Questo modello di sviluppo industriale riuscì a garantire all’interno una apparente ‘pace sociale’. Apparente in quanto fondata su negoziazione di reciproche richieste entrambe ispirate tuttavia da aspirazioni strategiche incompatibili.

Le menti sottili che avevano concepito questo sistema illiberale para-fascista di sviluppo pianificato del reddito nazionale dovettero agire secondo procedure istituzionali formalmente rispettose della liberal-democrazia ma in realtà tarpate da modalità illiberali che consentissero loro di rispettare accordi presi in sedi extra-istituzionali. Questo modo di procedere costrinse le menti sottili formatesi nel sistema scolare di Gentile di circondarsi di nuovi intellettuali che non minacciassero la loro egemonia decisionale. Il modo migliore fu quello di cooptare nelle sedi decisionali i pochi professionisti capaci di garantire la attuazione pedissequa delle decisioni e di inserire nelle istituzioni statali e para-statali professionisti di seconda qualità che non fossero in grado di concepire alternative o ostacoli operativi e che potessero aderire a richieste esecutive anche le meno legittime. Ciò avvenne squalificando il sistema educativo ma aprendone le porte alla generalità delle nuove generazioni. Gradualmente maturò la ‘generazione sconclusionata’ dei sessantottini attualmente in carica nelle posizioni formali del Paese.

I nuovi professionisti di formazione assolutamente inadeguata a gestire le strutture industriali e di governo del Paese popolarono quasi tutte le professioni liberali. I meno attrezzati intellettualmente e i più ambiziosi politicamente vennero inseriti massicciamente nell’ambito dei media. L’adesione generale dei nuovi responsabili della comunicazione sociale a questo sistema scadente li rese disponibili a ruoli ‘organici’ alle esigenze di propaganda dei due poli di partiti para-post-fascisti. Il sistema produsse consenso sociale tramite diffusione di ‘veline’ e di esclusione dai centri di diffusione dei pochi maverick che nascono sempre in ogni regime anche il meno liberale.

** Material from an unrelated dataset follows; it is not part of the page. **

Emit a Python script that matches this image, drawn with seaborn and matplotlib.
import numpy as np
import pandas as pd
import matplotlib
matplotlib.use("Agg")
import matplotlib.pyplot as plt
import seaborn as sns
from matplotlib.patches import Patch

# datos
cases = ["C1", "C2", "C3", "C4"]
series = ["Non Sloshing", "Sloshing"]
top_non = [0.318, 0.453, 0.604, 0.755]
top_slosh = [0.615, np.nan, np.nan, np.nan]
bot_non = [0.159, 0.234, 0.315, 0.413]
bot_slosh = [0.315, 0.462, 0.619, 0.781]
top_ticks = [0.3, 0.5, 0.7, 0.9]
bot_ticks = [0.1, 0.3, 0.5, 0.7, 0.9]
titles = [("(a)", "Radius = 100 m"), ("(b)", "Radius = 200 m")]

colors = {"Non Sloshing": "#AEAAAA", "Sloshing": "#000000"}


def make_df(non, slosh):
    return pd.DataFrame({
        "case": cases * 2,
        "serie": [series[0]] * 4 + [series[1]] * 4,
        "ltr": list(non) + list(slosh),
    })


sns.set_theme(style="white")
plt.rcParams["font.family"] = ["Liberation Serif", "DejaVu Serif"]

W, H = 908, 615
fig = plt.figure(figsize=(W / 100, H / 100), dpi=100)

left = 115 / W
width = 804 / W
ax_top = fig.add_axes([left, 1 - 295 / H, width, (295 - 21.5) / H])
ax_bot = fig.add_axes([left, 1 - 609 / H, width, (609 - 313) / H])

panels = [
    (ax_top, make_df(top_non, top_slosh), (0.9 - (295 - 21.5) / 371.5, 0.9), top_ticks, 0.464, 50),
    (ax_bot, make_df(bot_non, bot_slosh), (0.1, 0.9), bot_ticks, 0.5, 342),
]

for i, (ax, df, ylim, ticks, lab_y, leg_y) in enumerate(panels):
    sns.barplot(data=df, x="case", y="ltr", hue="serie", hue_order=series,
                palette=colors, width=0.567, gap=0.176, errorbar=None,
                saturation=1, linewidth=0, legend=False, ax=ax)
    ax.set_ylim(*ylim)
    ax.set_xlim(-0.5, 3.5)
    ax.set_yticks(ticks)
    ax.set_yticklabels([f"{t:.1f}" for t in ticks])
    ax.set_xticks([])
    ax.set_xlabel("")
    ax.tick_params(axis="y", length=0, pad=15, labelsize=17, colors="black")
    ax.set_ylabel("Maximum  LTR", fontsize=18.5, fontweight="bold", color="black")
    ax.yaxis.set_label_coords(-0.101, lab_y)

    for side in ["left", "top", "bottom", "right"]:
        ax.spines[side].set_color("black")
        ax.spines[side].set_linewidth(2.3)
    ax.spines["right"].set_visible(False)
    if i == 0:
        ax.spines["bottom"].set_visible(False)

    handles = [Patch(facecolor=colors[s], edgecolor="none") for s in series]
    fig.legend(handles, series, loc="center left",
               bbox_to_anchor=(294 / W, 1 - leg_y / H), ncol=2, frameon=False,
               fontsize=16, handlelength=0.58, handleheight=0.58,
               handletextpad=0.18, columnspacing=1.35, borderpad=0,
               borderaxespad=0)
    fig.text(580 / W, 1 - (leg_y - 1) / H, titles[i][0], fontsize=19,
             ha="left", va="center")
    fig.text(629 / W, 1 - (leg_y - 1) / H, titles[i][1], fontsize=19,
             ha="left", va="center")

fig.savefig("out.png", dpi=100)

La carriera dei giornalisti venne compensata a spese della qualità e della produttività del sistema e la ridondanza di giornalisti rispetto alle esigenze effettive della comunicazione sociale venne compensata arricchendo i quadri politici dei partiti e quelli amministrativi dello stato (comuni, provincie, regioni, comunità montane, enti morali, etc.). Questa inflazione di personale scadente in politica e nello stato appesantì ulteriormente la competitività produttiva del Paese sui mercati esteri ma garantì alle menti sottili una corte di intellettuali omologati alle decisioni di vertice e un complesso di lobbying politica a sostegno della conservazione del sistema.

I costi e l’improduttività del sistema illiberale condussero alla nascita di un doppio mercato interno. L’economia legale che aderiva alla struttura dei costi e delle provvidenze di legge e l’economia reale che costituì una sorta di mercato nero capace di produrre fino al 50% del prodotto nazionale lordo.

Una volta crollato il muro di Berlino, venute meno le ragioni di consociativismo tra due filosofie incompatibili con le esigenze industriali di libero mercato, sono emerse rapidamente sia l’assoluta irrilevanza della Costituzione Repubblicana sia delle istituzioni formali ancora egemoni in politica (dai partiti, ai sindacati, ai media).

L’avvento sempre più imponente della globalizzazione industriale e l’abbattimento formale dei confini nazionali ha reso ancora più apparente l’assoluta insignificanza delle istituzioni pubbliche nazionali rispetto alle aspettative economiche del Paese. Solamente la bassissima ‘mobilità’ professionale rende ancora tollerabile il ruolo di scambio clientelare tra l’economia ‘locale’ e le istituzioni capaci di gestire le scelte politiche di uno stato parassitario.

Siamo finalmente giunti alle soglie della estromissione dalla storia della generazione sconclusionata dei sessantottini dalla vita attiva del Paese produttivo.